健康四方山話~過ぎたるは及ばざるより悪し~
世の中には、” 過ぎたるは及ばざるより悪し ″ の反対の意味で ” 過ぎたるは及ばざるが如し ″ なる諺がある。体に関する限り全て題のとおりで、何事も過ぎたるは良くない。飲みすぎ、食べすぎ、仕事のしすぎ等は、全て体にとって悪い、何一つ良いことはない。
最近は、私も年をとったせいか、体のこと以外でも全てのことに関して、過ぎたるは及ばざるより悪しと思っている。
法人会の皆さんも、殆んどの方が中高齢の方々と思いますので、私と同じに思っている方が多いのかと思います。
そこで、皆さんに読んでもらいたいと思った次の一文を紹介したい。
それは、 ” 誤解しがちな体力テスト ″ という題で、 東京慈恵会医科大学名誉教授小野貫先生が書いた一文です。
体力テストで、暦年齢は50才だが体力年齢は30才という結果が出たりすると手放しで喜びたくなる。だがテストは運動など行動の場合の体力 (行動体力)であって、病気や故障に対する抵抗力、防衛体力とは違う。防衛体力まで若いわけではない。

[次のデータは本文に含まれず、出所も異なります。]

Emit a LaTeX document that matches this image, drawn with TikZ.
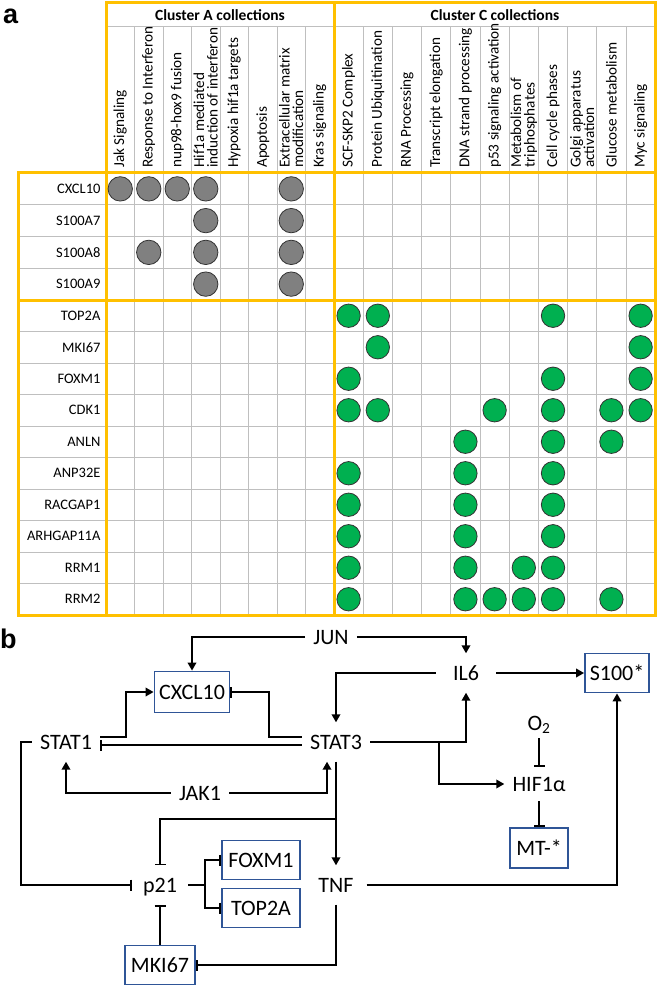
\documentclass[tikz,border=0pt]{standalone}
\usepackage{fontspec}
\setmainfont{Carlito}
\newfontfamily\panelfont{Liberation Sans}
\usepackage{tikz}
\usetikzlibrary{arrows.meta,calc}

\definecolor{clusterorange}{HTML}{FFC000}
\definecolor{gridgray}{HTML}{BFBFBF}
\definecolor{dotgray}{HTML}{808080}
\definecolor{dotgreen}{HTML}{00B050}
\definecolor{boxblue}{HTML}{2F5597}

\newcommand{\colAx}[1]{106+(#1-0.5)*28.5}
\newcommand{\colCx}[1]{334+(#1-0.5)*29.2}
\newcommand{\rowAy}[1]{173+(#1-0.5)*31.75}
\newcommand{\rowCy}[1]{300+(#1-0.5)*31.5}

\begin{document}
\begin{tikzpicture}[x=1pt,y=-1pt]
\useasboundingbox (0,0) rectangle (659,992);

% panel letters
\begin{scope}[every node/.style={font=\panelfont\bfseries\fontsize{27}{27}\selectfont,
                                 anchor=base west, inner sep=0pt}]
    \node (pa) at (3,24) {a};
    \node (pb) at (0,648) {b};
\end{scope}

% grid of panel a
\begin{scope}[every path/.style={draw=gridgray, line width=1pt}]
    \foreach \i in {1,...,7}
        \draw ({106+\i*28.5},27) -- ({106+\i*28.5},615);
    \foreach \j in {1,...,10}
        \draw ({334+\j*29.2},27) -- ({334+\j*29.2},615);
    \draw (106,27) -- (655,27);
    \foreach \k in {1,2,3}
        \draw (18,{173+\k*31.75}) -- (655,{173+\k*31.75});
    \foreach \k in {1,...,9}
        \draw (18,{300+\k*31.5}) -- (655,{300+\k*31.5});
\end{scope}

% cluster frames
\begin{scope}[every path/.style={draw=clusterorange, line width=3pt}]
    \draw (106,3) rectangle (655,615);
    \draw (18,173) rectangle (106,615);
    \draw (334,3) -- (334,615);
    \draw (18,173) -- (655,173);
    \draw (18,300) -- (655,300);
\end{scope}

% headers
\begin{scope}[every node/.style={font=\bfseries\fontsize{15.5}{18}\selectfont}]
    \node (clA) at (220,15) {Cluster A collections};
    \node (clC) at (495,15) {Cluster C collections};
\end{scope}
\begin{scope}[every node/.style={font=\fontsize{15.2}{13.5}\selectfont, rotate=90,
                                 anchor=west, align=left, inner sep=0pt}]
    \foreach \name [count=\i] in {Jak Signaling, Response to Interferon, nup98-hox9 fusion,
            {Hif1a mediated\\induction of interferon}, Hypoxia hif1a targets, Apoptosis,
            {Extracellular matrix\\modification}, Kras signaling}
        \node (setA\i) at ({\colAx{\i}},168) {\name};
    \foreach \name [count=\j] in {SCF-SKP2 Complex, Protein Ubiquitination, RNA Processing,
            Transcript elongation, DNA strand processing, p53 signaling activation,
            {Metabolism of\\triphosphates}, Cell cycle phases, {Golgi apparatus\\activation},
            Glucose metabolism, Myc signaling}
        \node (setC\j) at ({\colCx{\j}},168) {\name};
\end{scope}

% gene rows
\begin{scope}[every node/.style={font=\fontsize{14.5}{16}\selectfont, anchor=east}]
    \foreach \name [count=\k] in {CXCL10,S100A7,S100A8,S100A9}
        \node (geneA\k) at (104,{\rowAy{\k}}) {\name};
    \foreach \name [count=\k] in {TOP2A,MKI67,FOXM1,CDK1,ANLN,ANP32E,RACGAP1,ARHGAP11A,RRM1,RRM2}
        \node (geneC\k) at (104,{\rowCy{\k}}) {\name};
\end{scope}

% hits
\foreach \k/\i in {1/1,1/2,1/3,1/4,1/7,2/4,2/7,3/2,3/4,3/7,4/4,4/7}
    \draw[fill=dotgray, draw=black!80, line width=0.8pt] ({\colAx{\i}},{\rowAy{\k}}) circle (12.2pt);
\foreach \k/\j in {1/1,1/2,1/8,1/11, 2/2,2/11, 3/1,3/8,3/11, 4/1,4/2,4/6,4/8,4/10,4/11,
                   5/5,5/8,5/10, 6/1,6/5,6/8, 7/1,7/5,7/8, 8/1,8/5,8/8,
                   9/1,9/5,9/7,9/8, 10/1,10/5,10/6,10/7,10/8,10/10}
    \draw[fill=dotgreen, draw=black!80, line width=0.8pt] ({\colCx{\j}},{\rowCy{\k}}) circle (11.7pt);

% panel b: network
\begin{scope}[every node/.style={font=\fontsize{22}{26}\selectfont, text height=14pt,
                                 text depth=0pt, inner xsep=8pt, inner ysep=12.5pt}]
    \node (jun) at (331,637) {JUN};
    \node[inner xsep=17pt] (il6) at (466,673) {IL6};
    \node (stat1) at (66,742) {STAT1};
    \node (stat3) at (336,742) {STAT3};
    \node (jak1) at (200,793) {JAK1};
    \node[inner ysep=8pt] (o2) at (539,723) {O\textsubscript{2}};
    \node[inner ysep=10pt] (hif) at (539,784) {HIF1α};
    \node[inner xsep=13pt] (tnf) at (336,885) {TNF};
    \node[inner xsep=11pt] (p21) at (160,885) {p21};
\end{scope}
\begin{scope}[every node/.style={font=\fontsize{22}{26}\selectfont, text height=14pt,
                                 text depth=0pt, draw=boxblue, line width=1.8pt, inner sep=0pt,
                                 minimum height=39pt}]
    \node[minimum width=75pt, minimum height=41pt] (cxcl10) at (192,692) {CXCL10};
    \node[minimum width=64pt] (s100) at (617,673) {S100*};
    \node[minimum width=58pt, minimum height=40pt] (mt) at (539,848) {MT-*};
    \node[minimum width=78pt] (foxm1) at (261,860) {FOXM1};
    \node[minimum width=78pt] (top2a) at (261,908) {TOP2A};
    \node[minimum width=70pt] (mki67) at (160,965) {MKI67};
\end{scope}

\coordinate (hifx) at (439,0);
\begin{scope}[line width=1.8pt,
              act/.style={-{Triangle[length=8pt,width=8.5pt]}},
              inh/.style={-{Bar[width=11pt]}}]
    \draw[act] (jun.west) -| (cxcl10.north);
    \draw[act] (jun.east) -| (il6.north);
    \draw[act] (il6.west) -| (stat3.north);
    \draw[act] (il6.east) -- (s100.west);
    \draw[act] (stat3.east) -| (il6.south);
    \draw[act] (stat3.east -| hifx) |- (hif.west);
    \draw[inh] (o2.south) -- (hif.north);
    \draw[inh] (hif.south) -- (mt.north);
    \draw[act] (tnf.east) -| (s100.south);
    \draw[act] (stat3.south) -- (tnf.north);
    \draw[act] (jak1.west) -| (stat1.south);
    \draw[act] (jak1.east) -| ([xshift=-9pt]stat3.south);
    \draw[inh] (stat1.west) -- ++(-11,0) |- (p21.west);
    \draw[inh] ([yshift=-3pt]stat3.west) -- ([yshift=-3pt]stat1.east);
    \draw[act] ([yshift=5pt]stat1.east) -- ++(26,0) |- (cxcl10.west);
    \draw[inh] ([yshift=5pt]stat3.west) -- ++(-33,0) |- (cxcl10.east);
    \draw[inh] ($(stat3.south)!0.55!(tnf.north)$) -| (p21.north);
    \draw[inh] (p21.east) -- ++(17,0) |- (foxm1.west);
    \draw[inh] (p21.east) -- ++(17,0) |- (top2a.west);
    \draw[inh] (mki67.north) -- (p21.south);
    \draw[inh] (tnf.south) |- (mki67.east);
\end{scope}
\end{tikzpicture}
\end{document}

スポーツ振興法に基いて、昭和4年に文部省が作成した「壮年体カテスト」に、そもそもの誤解の出発点がある。
垂直飛び、反復横飛び、握力、ジグザグドリブル、急歩のテスト、それぞれに1点から20点を与え合計点が多い人ほど体力年齢が優れているとした。
飛んだり跳ねたり、行動だけの体力であり、病気や故障を防ぐ項目が入っていない。また、運動後の疲労の回復力も全く入っていない。それは調べるのが大変難しいですが、子供等はすぐ回復するし、高齢の人はなかなか回復しない。
第一次大戦直後、すでにドイツのベッツナー教授が、「スポーツ選手ほど肺炎になると心臓衰弱を起こしやすく、伝染病への抵抗力が弱い」と指摘している。この事情は現在でも変わっていない。
実際最近、免疫の各種の指標があるが、ジョッキングなど運動によって、どう変化するか調べられているが、 免疫と運動能力は、別のモノのようである。
1グループを形成し、同じようなトレーニングを続ける中高年齢者が、運動を続けているうちに、免疫力がかえって低下したと判定された人が少なくないという発表がある。
長足の進歩を遂げた医学でも、 体質の本体はまだ分かっていない。 運動をすると丈夫になると信じられている骨でさえ、疲労骨折などかえって折れやすくなったりする人もいるが、この理由も分かっていない。
先の体力テストでも、体力年齢を判定する根拠になる行動体力の測定値そのものが、運動で鍛えるとかえって低下したりする人もいるという問題もある。
健康のためにスポーツを続け、少しでも何かおかしいと感じたら運動量を減らし様子をみることが大切だとつくづく感じている次第です。
…というものです。
私は、おかしくなる、変調が起こるということは、私は、体の変調を起こした自分の患者さんにも話していますが、自分の能力以上の事をした、そしてこれ以上やったら駄目だとの体からの警告だと。
という訳で、体は消耗品でうまく使えば結構長持ちしますが、(限界はありますが)変に使うと多くの品物同様すぐ駄目になります。
だから、周りを見回しても、運動能力が優れていた人が必ずしも長生きしていないし、かえって短命かと思っています。
プロ野球選手でも大リーグでは試合毎の投球数100球を目安に制限している、だから40才以上でも現役の人が結構いますが、日本では大変少ない。いても2、3人である。
殆どのスポーツ選手は猛練習をしたら、十分休まないと選手生命を縮めるし、ベテランと言われるようになったら、練習は必要ですが少なめにし、十分休養をとり、体力を出来るだけ落さないようにする、維持するように心がけるべきで、 増進させようとすると選手生命を縮めると思います。
これは、日常生活でも同じで、万事ほどほどに仕事をし、体を休める事が大切だと思います。